An elderly couple had dinner at another couple’s house and, after eating, the wives left the table and went into the kitchen. The two gentlemen were talking, and one said, “Last night we went out to a new restaurant and it was really great. I would recommend it very highly.”
The other man said, “What is the name of the restaurant?”
The first man thought and thought and finally said, “What’s the name of that flower you give to someone you love? You know, the one that’s red and has thorns.”
“Do you mean a rose?”
“Yes, that’s the one,” replied the man. He then turned towards the kitchen and yelled, “Rose, what’s the name of that restaurant we went to last night?”
What’s your name again?
That story would be a lot funnier if I wasn’t so close to being in that situation. Not too long ago, I was introducing my daughter to an acquaintance, and I forgot her name—not the acquaintance’s name, my daughter’s name. Oh, the humanity!
I’m not sure why us old geezers begin to lose our memories, but it can be a tad embarrassing at times. In fact, it can be a LOT embarrassing at times.
I’ve had considerable practice at this malady, however. I’ve been forgetful ever since I can remember. My Mom used to call me “the Professor.” She did so, not because I was smart or educated, but because I was absent-minded. I would walk into the next room to grab something and forget what I needed by the time I got there. I’ve been doing this since I was ten.

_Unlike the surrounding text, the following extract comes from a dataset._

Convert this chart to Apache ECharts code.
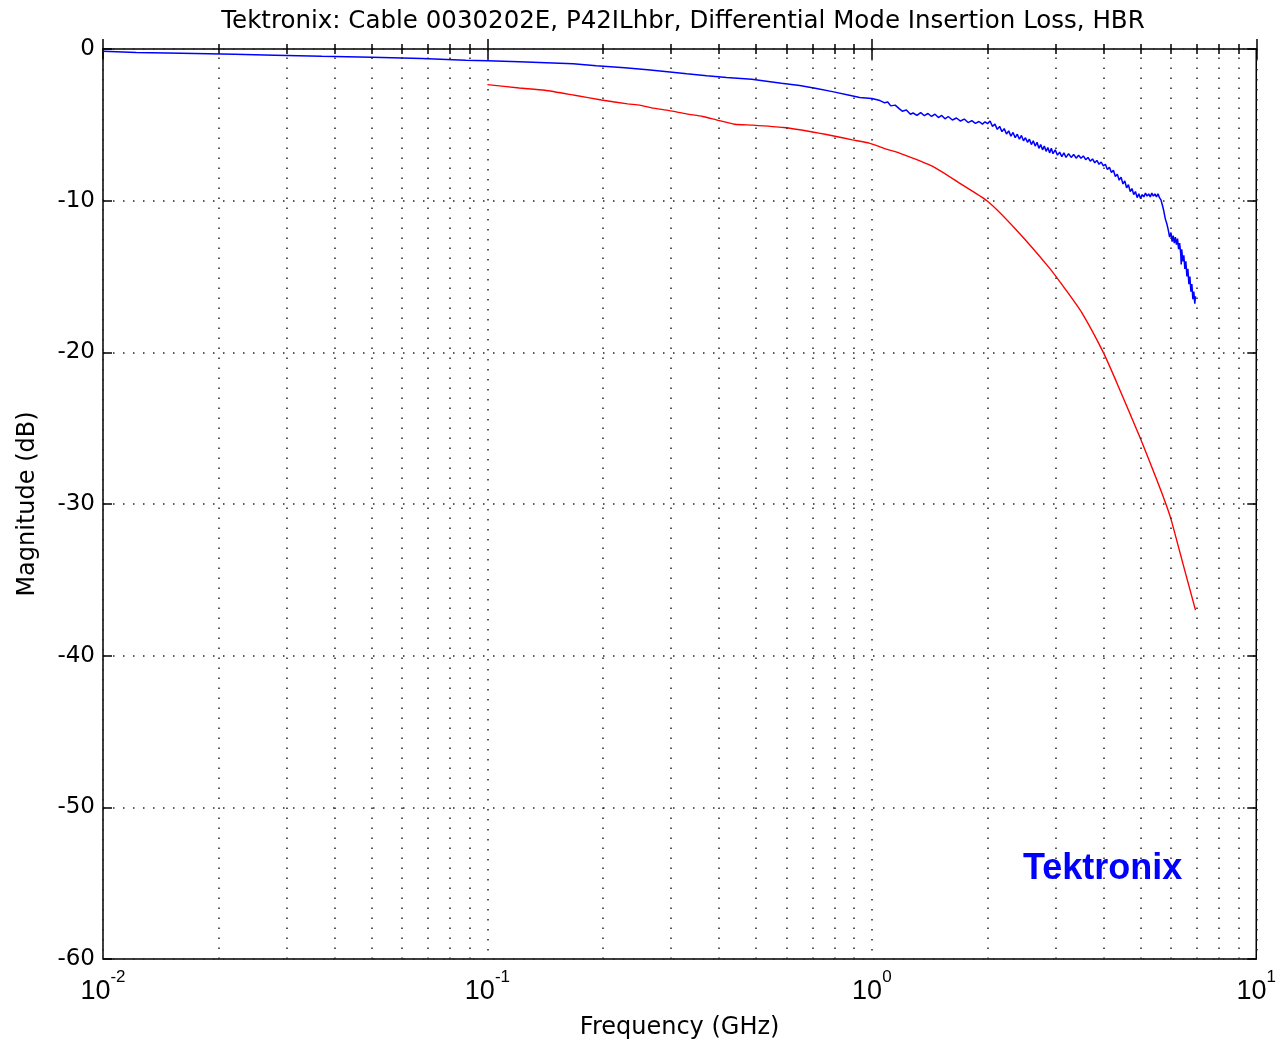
<!DOCTYPE html>
<html>
<head>
<meta charset="utf-8">
<script src="https://cdn.jsdelivr.net/npm/echarts@6/dist/echarts.min.js"></script>
<style>
html,body{margin:0;padding:0;background:#fff;}
#chart{width:1279px;height:1045px;}
</style>
</head>
<body>
<div id="chart"></div>
<script>
const titleText = 'Tektronix: Cable 0030202E, P42ILhbr, Differential Mode Insertion Loss, HBR';
const xAxisName = 'Frequency (GHz)';
const yAxisName = 'Magnitude (dB)';
const brandText = 'Tektronix';

const yTicks = [0, -10, -20, -30, -40, -50, -60];
const decadeTicks = [0.01, 0.1, 1, 10];
const minorFreqs = [0.02,0.03,0.04,0.05,0.06,0.07,0.08,0.09,
                    0.2,0.3,0.4,0.5,0.6,0.7,0.8,0.9,
                    2,3,4,5,6,7,8,9];

// Blue: measured insertion loss (GHz, dB)
const blueFreq = [0.01,0.0122,0.016,0.022,0.028,0.0371,0.05,0.0675,0.0878,0.1,
  0.121,0.167,0.192,0.2275,0.261,0.294,0.33,0.372,0.419,0.487,0.532,0.582,0.649,0.718,0.79,0.874,0.93,1.0,
  1.05,1.08,1.10,1.12,1.15,1.18,1.20,1.23,1.26,1.28,1.31,1.34,1.37,1.40,1.43,1.46,1.49,1.52,1.55,1.58,1.62,1.66,1.70,1.74,1.78,1.82,1.86,1.90,1.94,1.97,
  2.00,2.03,2.06,2.09,2.12,2.15,2.18,2.21,2.24,2.27,2.30,2.33,2.36,2.39,2.42,2.45,2.48,2.51,2.54,2.57,2.60,2.63,2.66,2.69,2.72,2.75,2.78,2.81,2.84,2.87,2.90,2.93,2.96,
  3.00,3.04,3.08,3.12,3.16,3.20,3.25,3.30,3.35,3.40,3.45,3.50,3.55,3.60,3.65,3.70,3.75,3.80,3.85,3.90,3.95,
  4.00,4.05,4.10,4.15,4.20,4.25,4.30,4.35,4.40,4.45,4.50,4.55,4.60,4.65,4.70,4.75,4.80,4.85,4.90,4.95,
  5.00,5.05,5.10,5.15,5.20,5.25,5.30,5.35,5.40,5.45,5.50,5.55,5.60,5.65,5.70,5.75,5.80,5.85,5.90,5.95,
  6.00,6.04,6.08,6.12,6.16,6.20,6.24,6.28,6.32,6.36,6.38,6.40,6.44,6.48,6.52,6.56,6.60,6.64,6.68,6.72,6.76,6.80,6.84,6.88,6.92,6.95];
const blueMag = [-0.15,-0.23,-0.28,-0.35,-0.41,-0.48,-0.55,-0.62,-0.74,-0.78,
  -0.84,-0.97,-1.10,-1.23,-1.37,-1.50,-1.63,-1.76,-1.88,-2.0,-2.13,-2.26,-2.41,-2.6,-2.81,-3.05,-3.2,-3.27,
  -3.40,-3.55,-3.50,-3.75,-3.70,-3.95,-4.10,-4.02,-4.30,-4.22,-4.38,-4.20,-4.40,-4.25,-4.45,-4.30,-4.52,-4.38,-4.60,-4.45,-4.68,-4.55,-4.75,-4.62,-4.85,-4.72,-4.90,-4.78,-4.95,-4.80,
  -4.92,-4.75,-5.10,-4.95,-5.30,-5.10,-5.45,-5.25,-5.60,-5.40,-5.75,-5.50,-5.85,-5.62,-5.95,-5.70,-6.05,-5.85,-6.15,-5.95,-6.30,-6.05,-6.40,-6.15,-6.55,-6.30,-6.65,-6.40,-6.75,-6.50,-6.85,-6.55,-6.90,
  -6.65,-7.00,-6.80,-7.10,-6.85,-7.15,-6.90,-7.15,-6.95,-7.20,-7.00,-7.20,-7.05,-7.30,-7.15,-7.40,-7.25,-7.50,-7.35,-7.60,-7.45,
  -7.70,-7.60,-7.95,-7.80,-8.15,-8.00,-8.40,-8.25,-8.65,-8.45,-8.90,-8.70,-9.15,-8.95,-9.40,-9.20,-9.60,-9.40,-9.80,-9.55,
  -9.85,-9.60,-9.75,-9.50,-9.70,-9.55,-9.75,-9.50,-9.70,-9.55,-9.75,-9.55,-9.80,-9.95,-10.30,-10.70,-11.20,-11.50,-11.90,-12.40,
  -12.10,-12.70,-12.30,-12.80,-12.40,-12.90,-12.50,-13.20,-12.80,-13.50,-14.20,-13.20,-14.00,-13.60,-14.50,-14.00,-15.00,-14.50,-15.50,-15.00,-16.00,-15.50,-16.50,-16.00,-16.80,-16.30];

// Red: model / limit curve (GHz, dB)
const redFreq = [0.1,0.121,0.141,0.1686,0.198,0.2317,0.249,0.2675,0.297,0.33,0.363,0.394,0.44,0.49,0.59,0.69,0.79,0.89,0.985,
  1.09,1.18,1.44,1.69,2.0,2.37,2.895,3.2,3.52,4.0,4.32,5.0,5.53,5.82,6.0,6.44,6.95];
const redMag = [-2.35,-2.57,-2.72,-3.05,-3.36,-3.62,-3.70,-3.88,-4.06,-4.28,-4.45,-4.67,-4.96,-5.02,-5.18,-5.44,-5.72,-5.99,-6.21,
  -6.60,-6.86,-7.74,-8.84,-10.04,-11.9,-14.43,-15.9,-17.4,-20.0,-21.9,-25.7,-28.5,-30.0,-31.0,-33.9,-37.0];

const FONT = 'DejaVu Sans';
const FONT_X = 'Liberation Sans';
const zip = (a, b) => a.map((v, i) => [v, b[i]]);
const dotted = { color: '#222', width: 1.5, type: [1.5, 8.5] };

const chart = echarts.init(document.getElementById('chart'), null, { renderer: 'canvas' });

function logAxis(pos, ticks, len) {
  return {
    type: 'log', logBase: 10, min: 0.01, max: 10, position: pos,
    axisLine: { show: false },
    axisTick: { show: true, inside: true, length: len, lineStyle: { color: '#000', width: 1.5 }, customValues: ticks },
    axisLabel: { show: false },
    splitLine: { show: false },
    minorTick: { show: false }
  };
}

const xMain = {
  type: 'log', logBase: 10, min: 0.01, max: 10, position: 'bottom',
  name: xAxisName, nameLocation: 'middle', nameGap: 57,
  nameTextStyle: { fontFamily: FONT, fontSize: 24, color: '#000' },
  axisLine: { show: false },
  axisTick: { show: true, inside: true, length: 10, lineStyle: { color: '#000', width: 1.5 } },
  axisLabel: {
    show: true, margin: 10, color: '#000',
    formatter: v => '{b|10}{s|' + Math.round(Math.log10(v)) + '}',
    rich: {
      b: { fontFamily: FONT_X, fontSize: 27, color: '#000', verticalAlign: 'bottom', lineHeight: 36 },
      s: { fontFamily: FONT_X, fontSize: 17, color: '#000', verticalAlign: 'top', lineHeight: 36 }
    }
  },
  splitLine: { show: true, lineStyle: dotted },
  minorTick: { show: false }
};

const option = {
  backgroundColor: '#fff',
  animation: false,
  title: {
    text: titleText, left: 678, textAlign: 'center', top: 4,
    textStyle: { fontFamily: FONT, fontSize: 24.5, fontWeight: 'normal', color: '#000' }
  },
  grid: { left: 103, right: 22, top: 49, bottom: 84, show: true, borderColor: '#000', borderWidth: 1.5, backgroundColor: 'transparent' },
  xAxis: [
    xMain,
    logAxis('bottom', minorFreqs, 5),
    logAxis('top', decadeTicks, 10),
    logAxis('top', minorFreqs, 5)
  ],
  yAxis: [
    {
      type: 'value', min: -60, max: 0, interval: 10, position: 'left',
      name: yAxisName, nameLocation: 'middle', nameGap: 63, nameRotate: 90,
      nameTextStyle: { fontFamily: FONT, fontSize: 24, color: '#000' },
      axisLine: { show: false },
      axisTick: { show: true, inside: true, length: 9, lineStyle: { color: '#000', width: 1.5 } },
      axisLabel: { show: true, margin: 8, fontFamily: FONT, fontSize: 23, color: '#000', formatter: v => String(v) },
      splitLine: { show: true, lineStyle: dotted }
    },
    {
      type: 'value', min: -60, max: 0, interval: 10, position: 'right',
      axisLine: { show: false },
      axisTick: { show: true, inside: true, length: 9, lineStyle: { color: '#000', width: 1.5 } },
      axisLabel: { show: false },
      splitLine: { show: false }
    }
  ],
  graphic: [{
    type: 'text', left: 1023, top: 851, z: 10,
    style: { text: brandText, fill: '#0000ff', font: 'bold 36px "Liberation Sans"' }
  }],
  series: [
    {
      name: 'grid', type: 'line', data: [], z: 1, silent: true,
      markLine: {
        silent: true, symbol: ['none', 'none'], animation: false,
        label: { show: false },
        lineStyle: dotted,
        emphasis: { disabled: true },
        data: minorFreqs.map(f => ({ xAxis: f }))
      }
    },
    {
      name: 'Red', type: 'line', data: zip(redFreq, redMag), showSymbol: false, symbol: 'none',
      smooth: 0.2, z: 3,
      lineStyle: { color: '#ff0000', width: 1.4 }
    },
    {
      name: 'Blue', type: 'line', data: zip(blueFreq, blueMag), showSymbol: false, symbol: 'none',
      z: 4,
      lineStyle: { color: '#0000ff', width: 1.5 }
    }
  ]
};
chart.setOption(option);
</script>
</body>
</html>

People like to encourage Christians to memorize Scripture. That sounds like a great idea until you try it. I’ve never been able to memorize anything. The possible exceptions to that are things like my Social Security Number, my birthdate, and my name—usually. Even those fall prey to occasional lapses of memory.
When I was young, I had a pretty fair voice. I never really sang much, however, because I couldn’t remember song lyrics. Some people have the lyrics to every song they’ve ever heard floating around in their brains. Me? Well, I’m lucky to remember a chorus here and there.
Just to give you a hint as to what this is like, I’m getting the feeling I’ve told you all this before in a recent blog. I can’t remember for sure, so I hope that’s just déjà vu kicking in. If not, I apologize to my regular readers for boring them with repetition.
The Jews had a great idea for avoiding this malady. Actually, it was God’s idea. The Lord instructed Moses to tell the Hebrew people to write His laws on their doorframes and gates as well as tie them on their hands and foreheads. That sounds a little strange, but it seems to have worked well. Many Jews still wear phylacteries to remind them of God’s law.
Maybe I need a phylactery to remember the names of my family members.
[Dave Zuchelli is a graduate of Pittsburgh Theological Seminary and is currently pastor of Smith Chapel in Great Falls, VA.]